I still had the longing, so I would buy plant starts. I developed a method which I have learned is quite common among gardeners: you bring home a plant, you put it into the yard or pot, you water it and if you really like it you give it a shot of fish emulsion now and then. You say, “OK, pal, you're on your own,” and then you wait to see if it makes it. If not – well, it had its chance, and you've had your learning experience.
This spring I decided to grow some vegetables again, but on a scale I could handle. I bought four wide, shallow pots, filled them with soil, and planted lettuce, spinach, green onions, and radishes. I also got two seed-starter trays in which I tried to start tomatoes. Their little cotyledons came up, their first leaves began to sprout, and then – something ate them. So much for tomatoes.
The lettuce, spinach, and green onions are coming along. Today for lunch I went out and thinned a few sprouts to throw into my turkey wrap. Not bad. I felt the warm glow of the farmer enjoying the fruits, or in this case vegetables, of her labors.
I've got my eye on the first radish that is plumping up in the radish pot. It will be ready soon, and I'm watching closely because I don't want to miss the peak of its perfection.

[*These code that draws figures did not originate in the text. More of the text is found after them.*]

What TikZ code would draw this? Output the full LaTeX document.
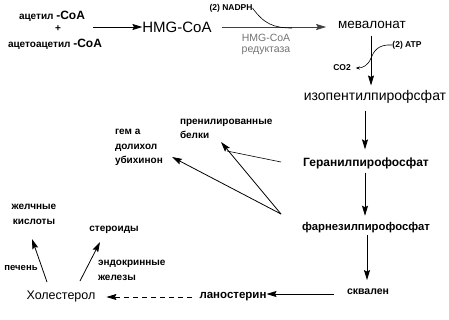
\documentclass[tikz,border=0pt]{standalone}
\usepackage{fontspec}
\setmainfont{Liberation Sans}
\usetikzlibrary{arrows.meta}
\begin{document}
\begin{tikzpicture}[x=1pt,y=-1pt,
  txt/.style={inner sep=0pt,outer sep=0pt,text=black},
  fsb/.style={font=\bfseries\fontsize{10}{14.5}\selectfont},
  fsmall/.style={font=\bfseries\fontsize{8.5}{10}\selectfont},
  arr/.style={line width=0.8pt,-{Stealth[length=10pt,width=6pt,inset=1.5pt]}},
  thin/.style={line width=0.6pt}]
\useasboundingbox (0,0) rectangle (449,319);
% texts
\node[txt,fsb] (ac) at (52,16) {ацетил \fontsize{12}{12}\selectfont-CoA};
\node[txt,fsb] (plus) at (58,29) {+};
\node[txt,fsb] (acac) at (55,44) {ацетоацетил \fontsize{12}{12}\selectfont-CoA};
\node[txt,font=\fontsize{15}{15}\selectfont] (hmg) at (177,27) {HMG-CoA};
\node[txt,fsmall] (nadph) at (231,8) {(2) NADPH};
\node[txt,text=black!55,font=\fontsize{10.5}{11}\selectfont,align=center] (red) at (266,44.5) {HMG-CoA\\редуктаза};
\node[txt,font=\fontsize{13.5}{14}\selectfont] (mev) at (372,25) {мевалонат};
\node[txt,fsmall] (atp) at (407,45) {(2) ATP};
\node[txt,fsmall] (co2) at (342,68) {CO2};
\node[txt,font=\fontsize{14}{14}\selectfont] (ipp) at (375,97) {изопентилпирофсфат};
\node[txt,fsb,align=left,anchor=west] (prenyl) at (180,129) {пренилированные\\белки};
\node[txt,fsb,align=left,anchor=west] (gem) at (115,147.5) {гем а\\долихол\\убихинон};
\node[txt,font=\bfseries\fontsize{12}{12}\selectfont] (ger) at (366,163) {Геранилпирофосфат};
\node[txt,font=\bfseries\fontsize{11.3}{12}\selectfont] (far) at (366,228) {фарнезилпирофосфат};
\node[txt,font=\bfseries\fontsize{10.5}{11}\selectfont] (sq) at (368,292) {сквален};
\node[txt,font=\bfseries\fontsize{11.5}{12}\selectfont] (lan) at (233,297) {ланостерин};
\node[txt,font=\fontsize{12.5}{13}\selectfont] (chol) at (61,296) {Холестерол};
\node[txt,fsb,align=center] (bile) at (34,214.5) {желчные\\кислоты};
\node[txt,fsb] (ster) at (114,230) {стероиды};
\node[txt,font=\bfseries\fontsize{9.5}{10}\selectfont] (liver) at (21,268) {печень};
\node[txt,fsb,align=left,anchor=west] (endo) at (98,270.5) {эндокринные\\железы};
% free ends
\coordinate (s1) at (93,27);
\coordinate (br) at (281,214);
\coordinate (br2) at (281,162);
\coordinate (tprenyl) at (221,142);
\coordinate (tprenylb) at (227,151);
\coordinate (tgem) at (172,157);
\coordinate (cb) at (47,282);
\coordinate (tbile) at (32,239);
\coordinate (cs) at (80,281);
\coordinate (tster) at (100,242);
% connectors
\draw[arr] (s1) -- (hmg.west);
\draw[arr,black!75,shorten <=10pt,shorten >=12pt] (hmg.east) -- (hmg.east -| mev.west);
\draw[thin] (nadph.east) .. controls (264,24) and (274,28) .. (292,28);
\draw[arr,shorten <=7pt,shorten >=5pt] ([xshift=-1pt]mev.south) -- ([xshift=-1pt]mev.south |- ipp.north);
\draw[thin,-{Stealth[length=4pt,width=3pt]}] (atp.west) .. controls (378,44) and (374,51) .. (371,58) .. controls (368,66) and (362,68) .. ([xshift=5pt]co2.east);
\draw[arr,shorten <=7pt,shorten >=8pt] ([xshift=-1pt]ger.north |- ipp.south) -- ([xshift=-1pt]ger.north);
\draw[arr,shorten <=4pt,shorten >=7pt] ([xshift=-1pt]ger.south) -- ([xshift=-1pt]ger.south |- far.north);
\draw[arr,shorten <=2pt,shorten >=9pt] ([xshift=1pt]far.south) -- ([xshift=1pt]far.south |- sq.north);
\draw[arr,shorten <=13pt] (sq.west |- 0,294) -- (lan.east |- 0,294);
\draw[arr,dashed,dash pattern=on 5pt off 4pt,shorten <=8pt,shorten >=11pt] (lan.west) -- (lan.west -| chol.east);
\draw[arr] (br) -- (tprenyl);
\draw[arr] (br) -- (tgem);
\draw[thin] (br2) -- (tprenylb);
\draw[arr] (cb) -- (tbile);
\draw[arr] (cs) -- (tster);
\end{tikzpicture}
\end{document}
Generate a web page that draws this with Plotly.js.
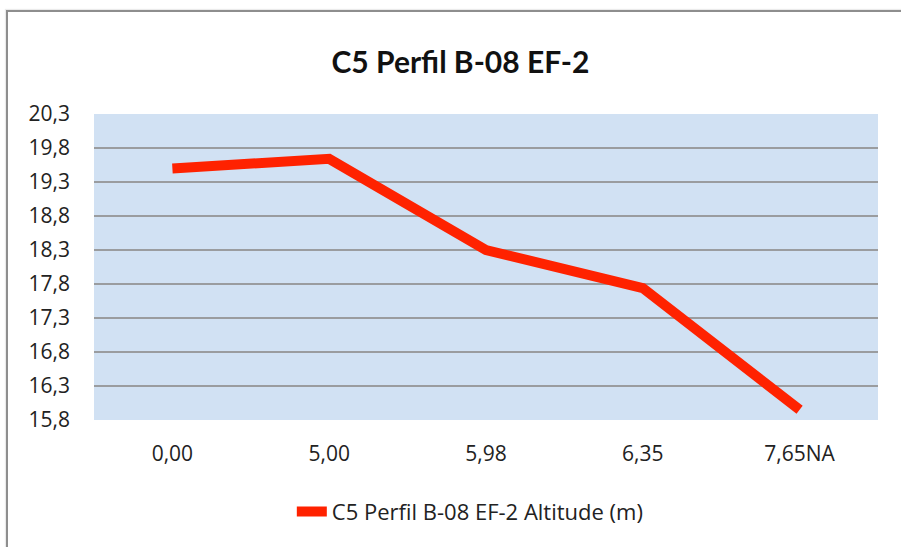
<!DOCTYPE html>
<html>
<head>
<meta charset="utf-8">
<script src="https://cdn.plot.ly/plotly-3.0.1.min.js"></script>
<style>
  html, body { margin: 0; padding: 0; background: #fff; }
  #wrap { position: relative; width: 901px; height: 547px; overflow: hidden; }
  #chart { position: absolute; left: 0; top: 0; width: 901px; height: 547px; }
  #frame { position: absolute; left: 6px; top: 10px; width: 920px; height: 560px;
           border-left: 2px solid #8e8e8e; border-top: 2px solid #8e8e8e;
           box-shadow: -1px -1px 1px rgba(0,0,0,0.08); pointer-events: none; }
</style>
</head>
<body>
<div id="wrap">
  <div id="chart"></div>
  <div id="frame"></div>
</div>
<script>
const categories = ['0,00', '5,00', '5,98', '6,35', '7,65NA'];
const altitude = [19.50, 19.64, 18.30, 17.74, 15.95];
const seriesName = 'C5 Perfil B-08 EF-2 Altitude (m)';
const chartTitle = 'C5 Perfil B-08 EF-2';

const trace = {
  x: categories,
  y: altitude,
  type: 'scatter',
  mode: 'lines',
  name: seriesName,
  line: { color: '#ff2200', width: 10 },
  showlegend: true
};

const layout = {
  width: 901,
  height: 547,
  paper_bgcolor: '#ffffff',
  plot_bgcolor: '#d1e1f3',
  separators: ',.',
  margin: { l: 94, r: 23, t: 114, b: 127 },
  title: {
    text: '<b>' + chartTitle + '</b>',
    font: { family: 'Lato, "Open Sans", sans-serif', size: 30, color: '#111' },
    x: 0.511, xanchor: 'center',
    y: 0.886, yanchor: 'middle'
  },
  font: { family: '"Open Sans", sans-serif', size: 21, color: '#222' },
  xaxis: {
    type: 'category',
    range: [-0.5, 4.5],
    showgrid: false,
    zeroline: false,
    showline: false,
    ticks: '',
    ticklabelstandoff: 19,
    tickfont: { family: '"Open Sans", sans-serif', size: 21, color: '#222' }
  },
  yaxis: {
    range: [15.8, 20.3],
    tick0: 15.8,
    dtick: 0.5,
    tickformat: '.1f',
    showgrid: true,
    gridcolor: '#9a9c9f',
    gridwidth: 2,
    zeroline: false,
    showline: false,
    ticks: '',
    ticklabelstandoff: 23,
    tickfont: { family: '"Open Sans", sans-serif', size: 21, color: '#222' }
  },
  showlegend: true,
  legend: {
    orientation: 'h',
    x: 0.48, xanchor: 'center',
    y: -0.30, yanchor: 'middle',
    font: { family: '"Open Sans", sans-serif', size: 22, color: '#222' },
    bgcolor: 'rgba(0,0,0,0)'
  }
};

Plotly.newPlot('chart', [trace], layout, { displayModeBar: false, staticPlot: true });
</script>
</body>
</html>
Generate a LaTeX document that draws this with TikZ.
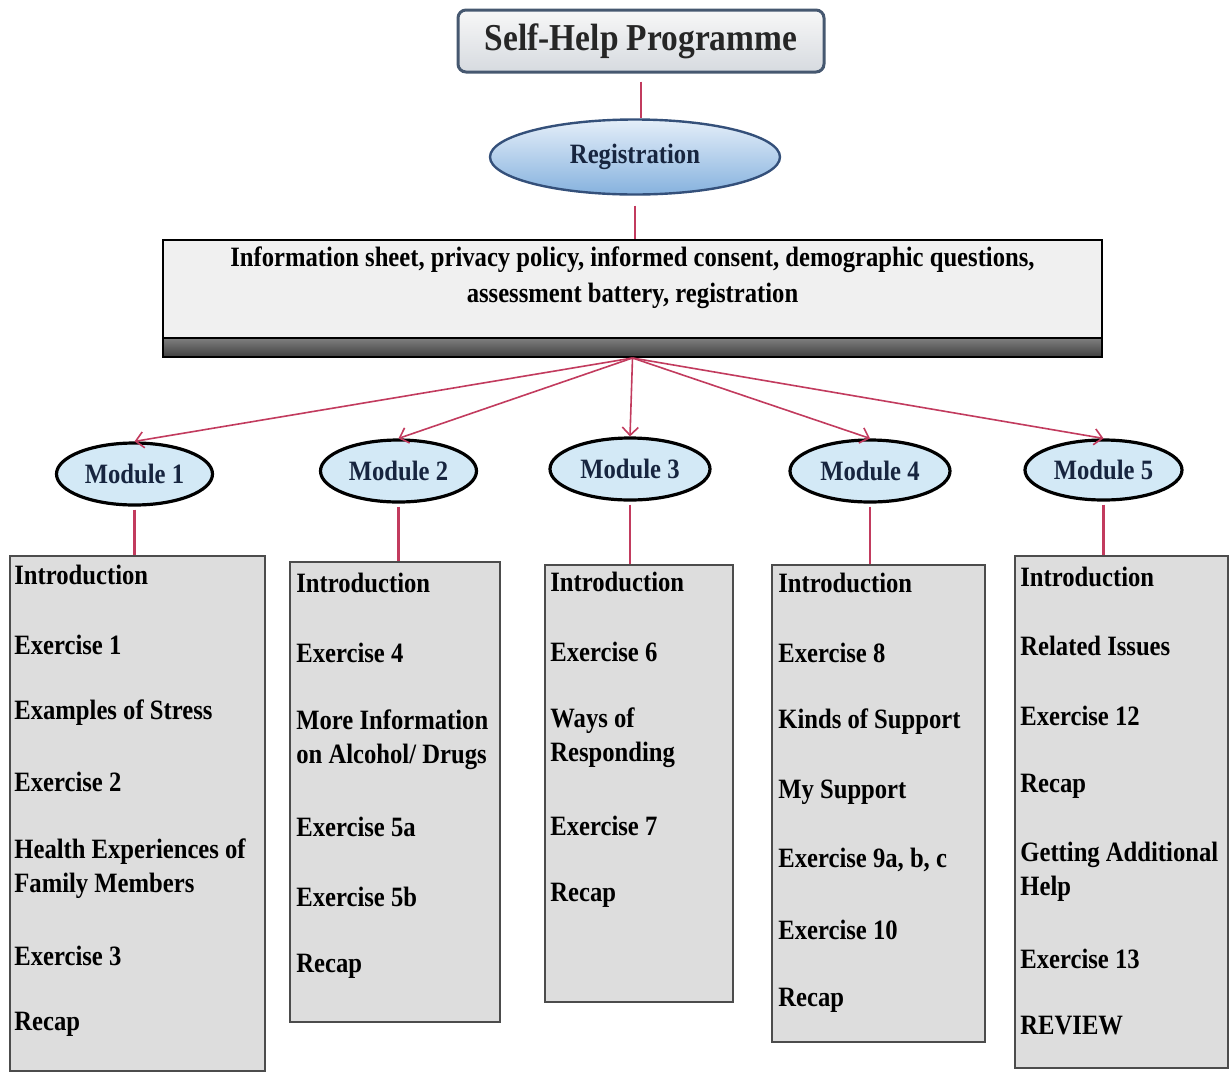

Which is odd, because I've never really liked radishes.

Tuesday, June 2, 2009

Two Things

Grammar
This morning I decided to start the day by reading scripture: Strunk and White's The Elements of Style. This slender little book is holy writ to editors and writers, and I read it like a born again Christian reading the gospel: “Oh yes! Oh, sweet Jesus, yes!” My grammar is far from perfect, but I love reading the rules and the examples of perfection. I was pleased to note that in a series of words, “red, white, and blue,” for example, there needs to be a comma before the and, but in the name of a business or partnership, like, say, “Women, Women and Song,” the comma is not used. That's the kind of thing I worry about, and I was relieved to see that the authority on punctuation said that the way I always wrote the trio's name was acceptable usage.
Of course, I have also come to believe that punctuation is an art as much as a science. How you punctuate is the way you apply your verbal brush strokes. I still believe that periods, commas, question marks, and exclamation points go inside quotation marks, not outside, although I'm aware that that is subject to personal and cultural opinion. My personal opinion is “outside,” and that's how I'm going to do it.

Heat
There are few things so pleasant as a cool evening after a hot day. We open the windows and let the refreshing breeze soothe us awake from the torpor of the mid-day heat. I have always regretted that the price for such a delicious evening is to live through the blazing day. But there it is, summer again, with its rewards and punishments.
Today was hot and I felt like I'd run a marathon even though what I really did was sit on the couch with ice on my bad knee, folding laundry and watching the last two episodes of season 2 of “Breaking Bad.” This series is not an upper, but it is so well done.
Then when Rick came home we watched the 1974 movie, The Taking of Pelham 123. A remake of this movie is opening in theaters right now, with Denzel Washington in the Walter Matthau part, I believe. It was fun to see several actors as their younger selves: Matthau, Jerry Stiller, Martin Balsam, Hector Elizondo. It was also fun to see 1974 again – the clothes, the hair cuts, the cars.
Having turned in almost four hours of television watching, I didn't really think I should feel worn out, but I did. Then the sun went down, we opened the windows, and now, at almost midnight, with a cool breeze passing through and frogs and crickets whooping it up out in the night, I feel downright alert and energetic. Just in time to go to bed.